The technique you need to adopt will depend upon what you are trying to say. Digitally you can shoot and review what is happening and if the movement is too much use a faster speed; if they are too ‘static’ use a slower speed. Typically you should try shooting at about 1/15th or 1/30th with a reasonably fast subject. Panning can be done on a tripod, but the results will be quite different. It is essential if using a tripod (or monopod) that the camera should be able to follow the action accurately, if the moving action is at an angle to the camera movement you will struggle to get usable pictures.
However, this doesn't mean you have to keep the subject sharp.
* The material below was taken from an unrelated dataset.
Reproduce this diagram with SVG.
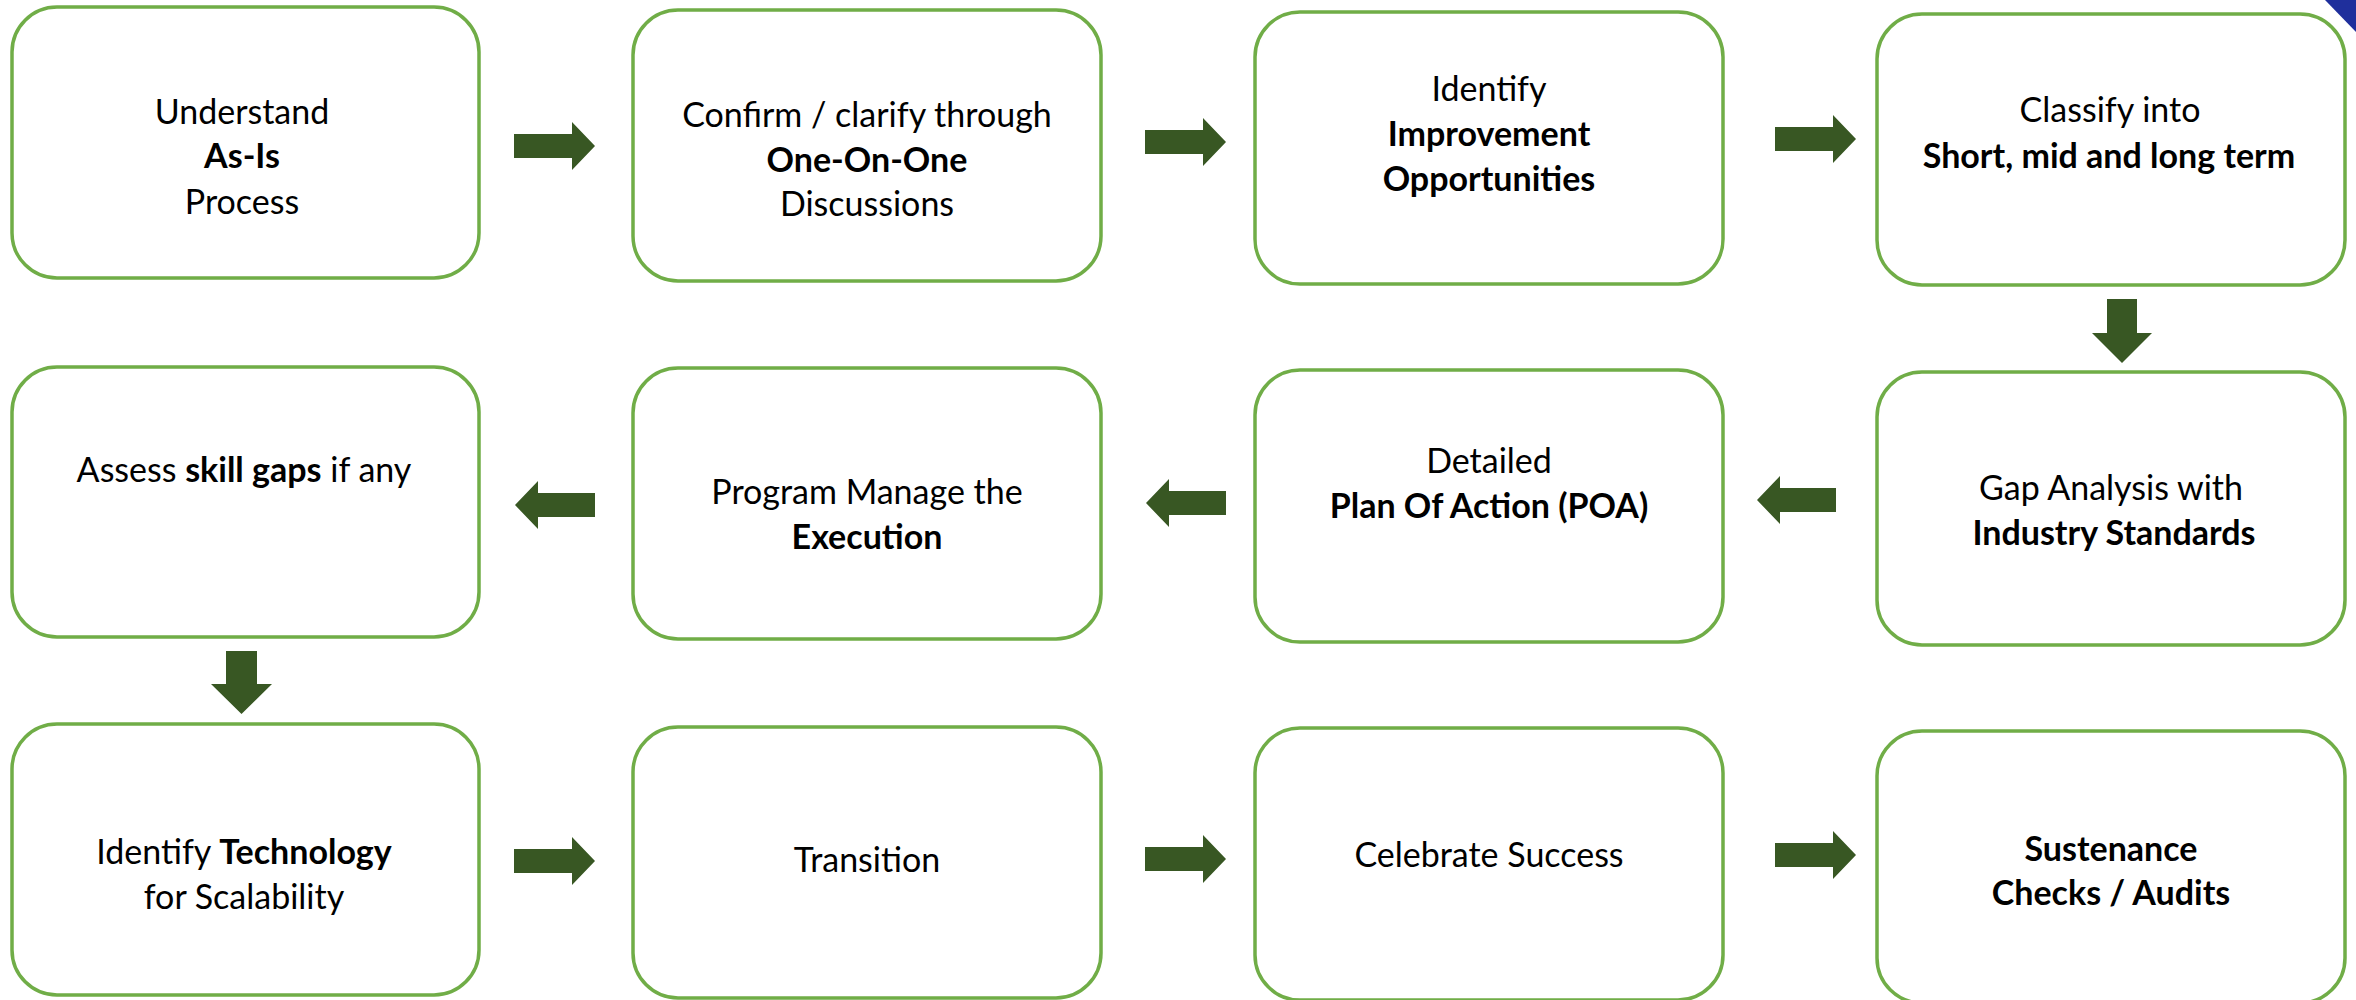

In this shot of the Tour de France nothing is really sharp, but there is a clear difference between the blurriness of the crowd and the slightly sharper rider and this makes the picture more dynamic.
Sometimes it is not necessary for the camera to be moving at all. Fixing the camera on a tripod and letting the subject move will give an altogether different result. This same technique can be used at night to get car lights on the roads which can be a very effective way of showing movement. Machinery is also a good source of subject as they often look much more interesting in action than at rest – or frozen with flash.
In some situations, flash can be used though; if you set the camera to slow-sync you can have the combination of a blurred image with a sharp one overlaid on it. If possible set the camera to ‘rear’ or ‘second curtain’ sync or the subject will appear to be moving backwards.
Whatever you approach though try and make the movement you capture say something about the subject – that is what will make the picture work.